The LaCasse case, supra, held that dormancy dismissals are matters of form. Defendant claims that the time for commencement of suit on the subject fire insurance policy was limited by contract, not by law, thereby making the second suit untimely. The court agrees with plaintiff's claim that the subject policy is one mandated by Connecticut General Statutes38a-306 (formerly 38-97). The one year time period within which to bring suit is mandated by Connecticut General Statutes CT Page 338338a-307 (formerly 38-98). As the policy provisions were mandated by statute, the time period was indeed "limited by law."
As to counts four and five (the CUTPA and CUIPA counts), the defendant relies on Mead v. Burns, 199 Conn. 651 (1986). In Mead, the Connecticut Supreme Court held that a plaintiff must show that a defendant insurer's conduct was performed "with such frequency as to indicate a general business practice" to constitute a violation under then Connecticut General Statutes 38-61 (now 38a-816). In this case, defendant claims that plaintiff has neither alleged that defendant engaged in unfair insurance practices with such frequency as to constitute a general business practice nor has plaintiff appended any documents to that effect to his memorandum in opposition to the motion for summary judgment. Defendant argues further that under Mead if there is no viable CUIPA claim there can be no viable CUTPA claim.

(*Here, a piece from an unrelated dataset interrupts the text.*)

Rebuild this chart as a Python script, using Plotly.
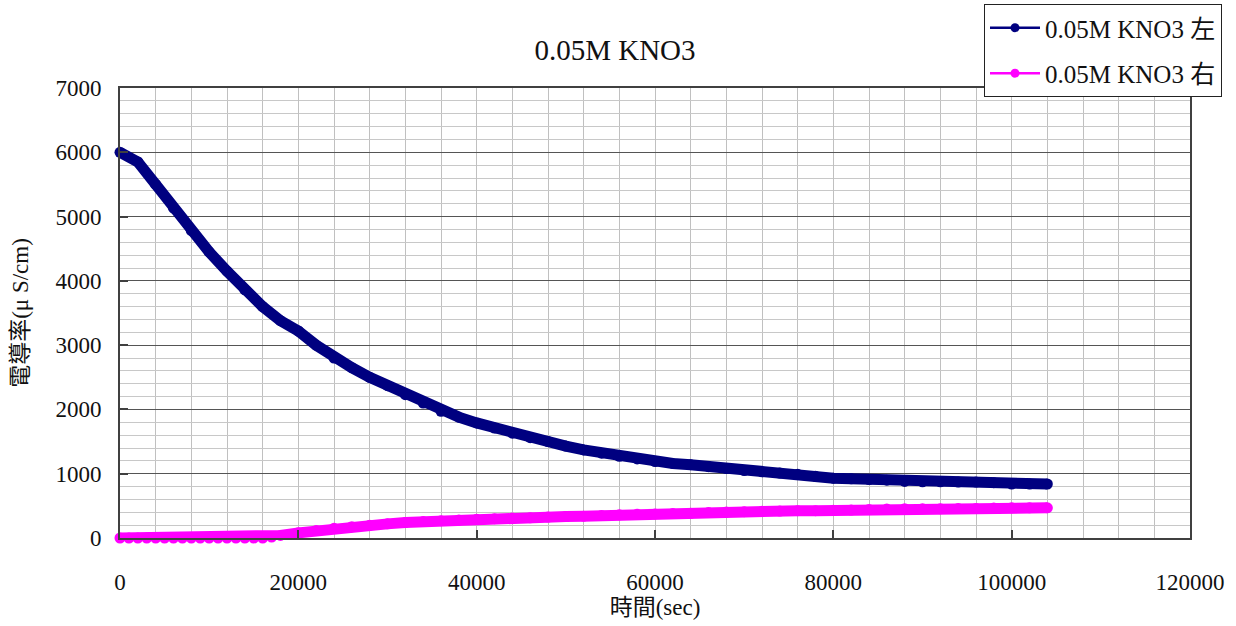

Plaintiff's first argument in opposition to the motion is that it is improper. He contends that this issue should have been raised by way of a motion to strike as it tests the legal sufficiency of the complaint. He argues that, having failed to file such a motion, it is too late now to address that issue by way of a motion for summary judgment. The court disagrees.
In Boucher Agency, Inc. v. Zimmer, 160 Conn. 404, the supreme court said at page 409:
The proper way to have treated the legal sufficiency of the complaint would have been by demurrer before the pleadings were closed or, after an answer had been filed by a motion for summary judgment pursuant to Practice Book 303, "if the pleadings, affidavits and any other proofs submitted show that there is no genuine issue as to any material fact and that the moving party is entitled to judgment as a matter of law."
The motion to strike has replaced the demurrer in Connecticut practice; however, the rationale of Boucher remains the law. Summary judgment is the appropriate way to raise the legal sufficiency of the complaint after pleadings are closed. Plaintiff argues that an amendment may be allowed or proof may CT Page 3384 come in at trial which would indicate the kind of general business practice required under the holding of the Mead case. On a motion for summary judgment, the court must rule on the pleadings, affidavits and documents before it, not on what might happen in the future.
This court accepts and follows the rationale and holding of Lees v. Middlesex Insurance Co., 7 C.S.C.R. 1109 (Bridgeport, October 5, 1992, Lewis, J.). Here, as in the Lees case, plaintiff alleges claims of misconduct which relate only to his own case and fails to allege any general business practice. As there is no CUIPA violation, the court under the Lees rationale finds there is no CUTPA violation.
The motion for summary judgment as to counts four and five is granted.